Financial information firm IHS Markit said Wednesday that its purchasing managers' index for the eurozone — a broad gauge of business activity — fell in May to an 18-month low of 54.1 points from 55.1 the previous month.
Though any reading above 50 still points to growth, the drop reinforces the argument that a first-quarter slowdown may not have been merely a soft patch. The survey found new order growth slowing and hiring easing, while companies are less optimistic about the future. However, it also indicated that businesses across the bloc were hindered by an unusually high number of public holidays.
"The May PMI brought yet another set of disappointing survey results, though once again a note of caution is required when interpreting the findings," said Chris Williamson, chief business economist at HIS Markit.
Whatever the cause, the survey suggests that second-quarter growth won't beat the first quarter's 0.4 percent.
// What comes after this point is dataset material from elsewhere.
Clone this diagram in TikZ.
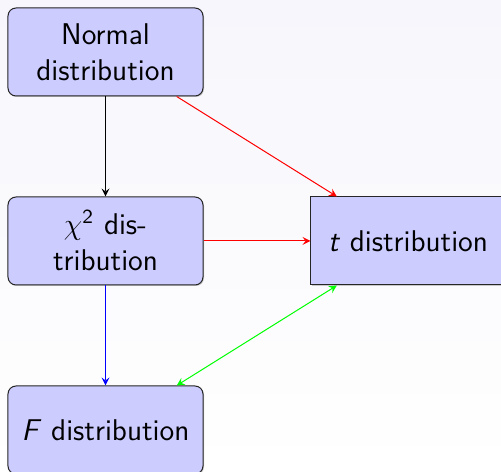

That was down on the 0.7 percent seen during the previous three quarters, which had helped the region expand by a decade-high rate of 2.5 percent during 2017.
Most economists had thought the first-quarter slowdown was a blip, due to some bad weather and even an outbreak of flu in Germany.
Wednesday's survey suggests the slowdown may be more protracted and could be due to the euro, which raised the cost of eurozone exports.
"At this point we are still comfortable with our recent downward revision of the 2018 GDP growth outlook to 2.2 percent, but downside risks are mounting," said Moritz Degler, an economist at Oxford Economics.
The euro was down a further 0.5 percent at $1.1723 and near 2018 lows as the weakness in the economic data is likely to raise questions over when the European Central Bank will end its bond-buying stimulus program. That in turn will affect how soon it joins its peers, notably the U.S. Federal Reserve, in raising its benchmark interest rate, currently at 0 percent.
The ECB has indicated it could ease off stimulus further once inflation gets back to its goal of just below 2 percent but so far inflation has remained stubbornly low — in the year to April, consumer prices were up a mere 1.2 percent.